The historical experiences of ancient empires like Rome, as well as the Spanish and French Empires, offer valuable insights into the potential pitfalls that the US must navigate to maintain its dominant position in the global economy. The consequences of debasing currency, overreliance on a single source of wealth, and excessive spending or borrowing can be severe, as demonstrated by these empires’ eventual declines.

To avoid a similar fate, the US must prioritize responsible management of the dollar as the global reserve currency issuer. This includes exercising restraint when it comes to printing money or borrowing excessively, adopting prudent fiscal policies that balance the budget, and investing in key sectors for a balanced and sustainable economy. Additionally, it is crucial for the US to focus on implementing sound and balanced fiscal and monetary policies that cater to both domestic and international objectives, ensuring long-term stability and growth.

However, recent developments suggest that the US may be at the brink of no longer being able to responsibly manage the dollar as the issuer of the global reserve currency. This precarious situation stems from high inflation levels, a soaring debt-to-GDP ratio, and persistent current account deficits.

Triffin’s Dilemma exacerbates the US’s predicament, as it must continue to run a current account deficit to supply the global economy with enough dollars, thereby worsening its long-term inflation prospects. Financing this deficit with debt leads to rising interest rates and, consequently, high debt servicing costs. To prevent these costs from depressing the US economy, the country may resort to printing more money — an unsustainable solution.

Furthermore, tensions with China and Russia over various issues, such as trade, human rights, cybersecurity, Taiwan, and Ukraine, may hinder the US’s adoption of an inclusive and multilateral approach.
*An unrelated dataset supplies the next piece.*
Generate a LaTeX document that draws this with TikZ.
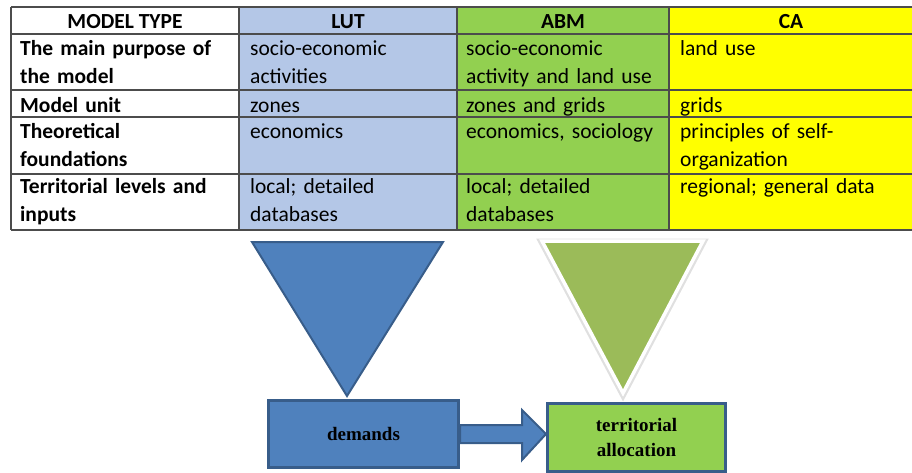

These conflicts could pose challenges for the US to cooperate with these countries on other matters of common interest or concern. Additionally, some economists have warned about the possibility of stagflation in the US economy due to factors such as supply shocks, labor shortages, and fiscal stimulus. The rise of AI could also have significant impacts on the economy, such as boosting productivity, displacing workers, and changing skills demand.

In conclusion, history underscores the potential repercussions of economic mismanagement. As the US faces a critical juncture, it’s essential to learn from the past and adapt to present challenges. By doing so, the nation can strive for long-term stability and growth, and minimize the impact of the pitfalls that led to the decline of once-great empires.